- _SUPPLIED INFORMATION_
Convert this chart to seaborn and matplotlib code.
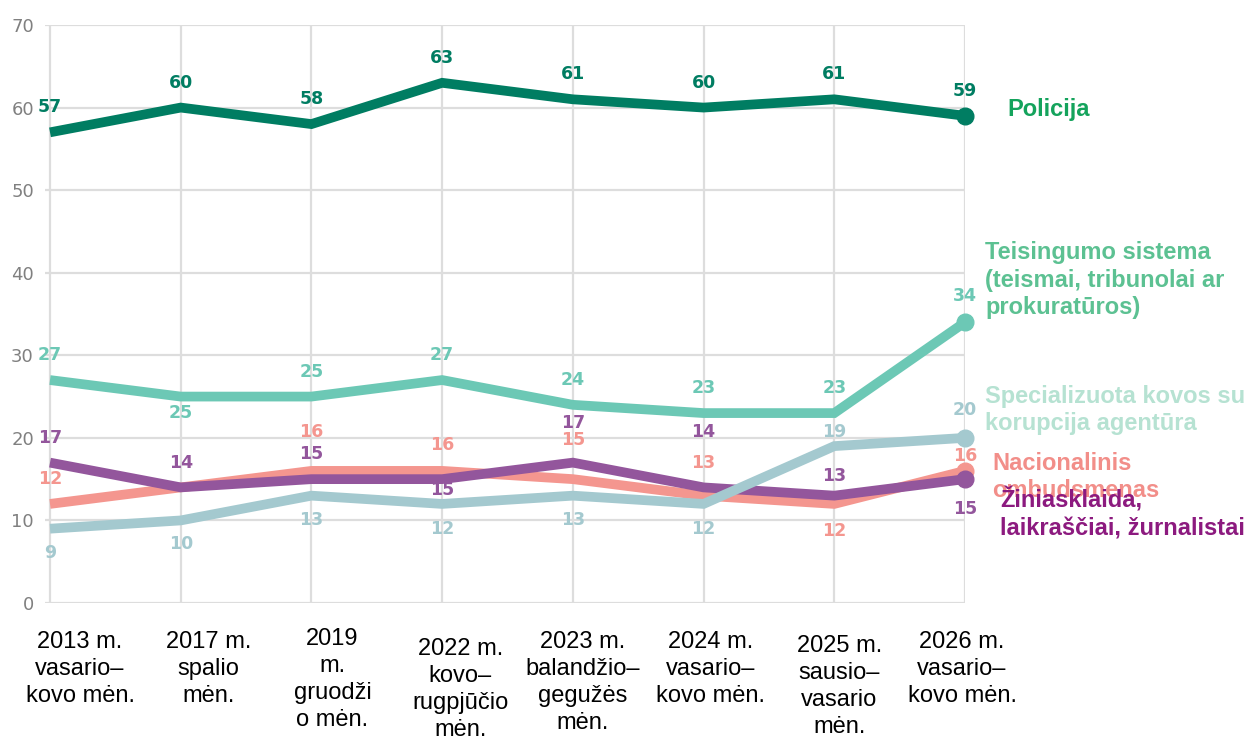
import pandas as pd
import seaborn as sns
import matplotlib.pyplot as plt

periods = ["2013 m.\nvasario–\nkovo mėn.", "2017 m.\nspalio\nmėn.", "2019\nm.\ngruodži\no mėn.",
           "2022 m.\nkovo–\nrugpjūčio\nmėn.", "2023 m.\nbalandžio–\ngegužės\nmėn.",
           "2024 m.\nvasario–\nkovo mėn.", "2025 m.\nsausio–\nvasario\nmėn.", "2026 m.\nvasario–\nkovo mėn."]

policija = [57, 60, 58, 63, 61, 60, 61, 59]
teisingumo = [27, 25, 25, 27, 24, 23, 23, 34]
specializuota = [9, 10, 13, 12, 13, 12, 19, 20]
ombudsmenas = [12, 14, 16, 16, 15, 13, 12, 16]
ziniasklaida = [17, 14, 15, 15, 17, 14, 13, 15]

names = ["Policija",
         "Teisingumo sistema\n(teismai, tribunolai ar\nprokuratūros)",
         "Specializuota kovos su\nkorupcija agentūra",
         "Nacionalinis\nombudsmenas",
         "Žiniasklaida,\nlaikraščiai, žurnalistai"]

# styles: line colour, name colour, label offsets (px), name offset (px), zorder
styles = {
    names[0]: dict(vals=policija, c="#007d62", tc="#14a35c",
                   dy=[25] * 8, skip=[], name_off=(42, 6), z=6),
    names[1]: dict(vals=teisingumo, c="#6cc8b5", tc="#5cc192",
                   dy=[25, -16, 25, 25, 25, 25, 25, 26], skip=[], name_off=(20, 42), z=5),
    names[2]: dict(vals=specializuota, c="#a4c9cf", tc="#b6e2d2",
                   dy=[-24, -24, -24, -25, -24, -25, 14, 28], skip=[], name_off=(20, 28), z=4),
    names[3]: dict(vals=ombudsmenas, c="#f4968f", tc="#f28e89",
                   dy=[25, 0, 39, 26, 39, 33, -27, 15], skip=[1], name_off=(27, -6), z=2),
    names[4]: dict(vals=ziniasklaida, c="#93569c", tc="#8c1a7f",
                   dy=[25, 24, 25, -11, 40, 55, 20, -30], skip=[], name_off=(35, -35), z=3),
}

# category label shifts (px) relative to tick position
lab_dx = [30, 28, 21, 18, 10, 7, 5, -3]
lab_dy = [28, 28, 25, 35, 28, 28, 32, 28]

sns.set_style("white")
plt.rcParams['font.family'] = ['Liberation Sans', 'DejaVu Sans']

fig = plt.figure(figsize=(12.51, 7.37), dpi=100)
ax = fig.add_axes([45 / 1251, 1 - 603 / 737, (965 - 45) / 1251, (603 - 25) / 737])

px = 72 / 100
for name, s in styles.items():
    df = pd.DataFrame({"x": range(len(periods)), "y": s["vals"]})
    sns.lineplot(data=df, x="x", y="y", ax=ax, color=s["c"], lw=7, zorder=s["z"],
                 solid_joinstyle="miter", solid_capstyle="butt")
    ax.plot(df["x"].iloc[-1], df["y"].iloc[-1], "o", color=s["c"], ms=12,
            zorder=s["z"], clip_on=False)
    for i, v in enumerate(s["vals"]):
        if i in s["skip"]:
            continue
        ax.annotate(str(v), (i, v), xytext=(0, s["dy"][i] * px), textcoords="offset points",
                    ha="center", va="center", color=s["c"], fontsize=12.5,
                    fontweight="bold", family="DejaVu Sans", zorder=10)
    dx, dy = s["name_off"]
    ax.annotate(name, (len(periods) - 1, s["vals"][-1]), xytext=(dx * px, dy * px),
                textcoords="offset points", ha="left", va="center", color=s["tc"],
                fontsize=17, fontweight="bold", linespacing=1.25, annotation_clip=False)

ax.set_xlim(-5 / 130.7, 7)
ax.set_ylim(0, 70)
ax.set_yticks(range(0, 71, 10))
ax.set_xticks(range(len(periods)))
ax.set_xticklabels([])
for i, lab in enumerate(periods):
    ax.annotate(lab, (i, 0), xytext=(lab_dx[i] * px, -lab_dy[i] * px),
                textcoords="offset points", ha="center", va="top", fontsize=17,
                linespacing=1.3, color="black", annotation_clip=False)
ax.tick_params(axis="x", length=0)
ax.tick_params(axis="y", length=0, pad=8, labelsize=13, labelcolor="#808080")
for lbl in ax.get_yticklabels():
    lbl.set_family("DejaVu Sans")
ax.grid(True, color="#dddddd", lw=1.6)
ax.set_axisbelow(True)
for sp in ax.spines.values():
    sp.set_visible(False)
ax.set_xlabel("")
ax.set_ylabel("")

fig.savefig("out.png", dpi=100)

==

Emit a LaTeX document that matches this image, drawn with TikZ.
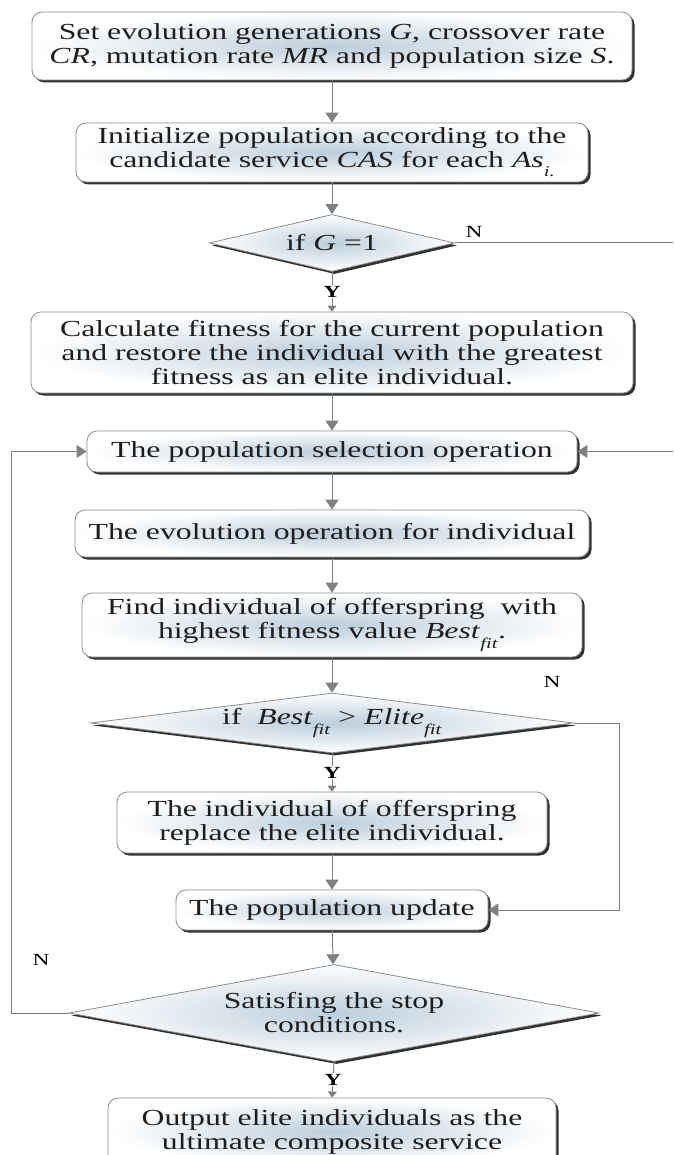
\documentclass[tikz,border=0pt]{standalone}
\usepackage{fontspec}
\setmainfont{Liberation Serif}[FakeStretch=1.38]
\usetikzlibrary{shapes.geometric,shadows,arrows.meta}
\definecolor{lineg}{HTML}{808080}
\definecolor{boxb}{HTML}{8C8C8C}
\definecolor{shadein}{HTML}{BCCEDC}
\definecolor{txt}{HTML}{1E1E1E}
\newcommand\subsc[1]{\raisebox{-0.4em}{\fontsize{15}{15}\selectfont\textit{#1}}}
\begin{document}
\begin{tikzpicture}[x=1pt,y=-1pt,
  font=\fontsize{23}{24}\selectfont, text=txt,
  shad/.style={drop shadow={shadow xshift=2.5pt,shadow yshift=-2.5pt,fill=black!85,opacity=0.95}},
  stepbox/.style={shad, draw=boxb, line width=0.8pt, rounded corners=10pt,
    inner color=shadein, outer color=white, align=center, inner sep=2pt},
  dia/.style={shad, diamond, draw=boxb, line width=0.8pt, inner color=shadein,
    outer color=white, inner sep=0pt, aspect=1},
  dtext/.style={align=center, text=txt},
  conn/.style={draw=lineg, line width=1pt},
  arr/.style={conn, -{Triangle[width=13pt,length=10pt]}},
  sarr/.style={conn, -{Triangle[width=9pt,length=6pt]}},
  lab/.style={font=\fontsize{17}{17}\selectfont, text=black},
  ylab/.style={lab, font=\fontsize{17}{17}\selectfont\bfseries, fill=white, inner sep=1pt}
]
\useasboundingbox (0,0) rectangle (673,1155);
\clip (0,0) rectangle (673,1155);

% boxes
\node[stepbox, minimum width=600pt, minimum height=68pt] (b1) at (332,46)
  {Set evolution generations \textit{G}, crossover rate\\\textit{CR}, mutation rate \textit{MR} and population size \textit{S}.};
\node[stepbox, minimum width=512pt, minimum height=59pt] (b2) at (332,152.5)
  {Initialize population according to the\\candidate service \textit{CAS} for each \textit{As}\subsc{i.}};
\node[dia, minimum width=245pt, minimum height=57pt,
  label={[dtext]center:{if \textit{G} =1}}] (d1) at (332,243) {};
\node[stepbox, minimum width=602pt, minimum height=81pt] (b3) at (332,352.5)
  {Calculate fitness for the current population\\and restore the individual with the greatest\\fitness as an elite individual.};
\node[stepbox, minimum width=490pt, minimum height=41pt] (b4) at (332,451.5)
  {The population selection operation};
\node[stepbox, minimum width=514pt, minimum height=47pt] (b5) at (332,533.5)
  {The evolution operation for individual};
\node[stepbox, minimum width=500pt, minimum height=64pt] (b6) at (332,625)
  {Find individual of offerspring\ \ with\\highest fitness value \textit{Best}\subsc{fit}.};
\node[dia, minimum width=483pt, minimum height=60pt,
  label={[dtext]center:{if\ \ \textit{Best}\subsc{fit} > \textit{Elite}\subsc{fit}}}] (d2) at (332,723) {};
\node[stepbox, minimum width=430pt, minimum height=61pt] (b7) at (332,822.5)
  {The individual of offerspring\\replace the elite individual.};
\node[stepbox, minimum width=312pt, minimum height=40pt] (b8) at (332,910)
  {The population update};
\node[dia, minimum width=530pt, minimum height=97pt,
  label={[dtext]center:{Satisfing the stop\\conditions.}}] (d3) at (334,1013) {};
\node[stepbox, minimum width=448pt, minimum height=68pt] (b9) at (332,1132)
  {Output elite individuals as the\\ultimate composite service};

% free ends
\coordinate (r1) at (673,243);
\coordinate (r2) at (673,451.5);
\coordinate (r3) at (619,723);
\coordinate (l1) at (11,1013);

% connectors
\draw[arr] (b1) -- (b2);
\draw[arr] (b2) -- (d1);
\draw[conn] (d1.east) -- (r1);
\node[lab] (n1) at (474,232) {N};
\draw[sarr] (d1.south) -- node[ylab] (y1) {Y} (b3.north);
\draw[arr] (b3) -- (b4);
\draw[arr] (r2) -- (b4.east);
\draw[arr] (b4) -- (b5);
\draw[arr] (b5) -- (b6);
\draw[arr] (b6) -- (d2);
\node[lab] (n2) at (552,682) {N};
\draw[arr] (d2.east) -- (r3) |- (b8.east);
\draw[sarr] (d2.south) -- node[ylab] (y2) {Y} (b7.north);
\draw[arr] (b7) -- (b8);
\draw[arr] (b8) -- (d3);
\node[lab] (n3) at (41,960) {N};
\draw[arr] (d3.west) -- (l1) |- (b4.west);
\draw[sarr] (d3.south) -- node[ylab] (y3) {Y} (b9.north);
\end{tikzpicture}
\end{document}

- _WHAT IS ASKED_
The lines to print start at the line containing "Convert this chart" and end at the line containing "ziniasklaida = [17, 14, 15, 15, 17, 14, 13, 15]"; print them exactly, both ends included, and leave out every picture.

- _SOLUTION TO THIS EXERCISE_
Convert this chart to seaborn and matplotlib code.
import pandas as pd
import seaborn as sns
import matplotlib.pyplot as plt

periods = ["2013 m.\nvasario–\nkovo mėn.", "2017 m.\nspalio\nmėn.", "2019\nm.\ngruodži\no mėn.",
           "2022 m.\nkovo–\nrugpjūčio\nmėn.", "2023 m.\nbalandžio–\ngegužės\nmėn.",
           "2024 m.\nvasario–\nkovo mėn.", "2025 m.\nsausio–\nvasario\nmėn.", "2026 m.\nvasario–\nkovo mėn."]

policija = [57, 60, 58, 63, 61, 60, 61, 59]
teisingumo = [27, 25, 25, 27, 24, 23, 23, 34]
specializuota = [9, 10, 13, 12, 13, 12, 19, 20]
ombudsmenas = [12, 14, 16, 16, 15, 13, 12, 16]
ziniasklaida = [17, 14, 15, 15, 17, 14, 13, 15]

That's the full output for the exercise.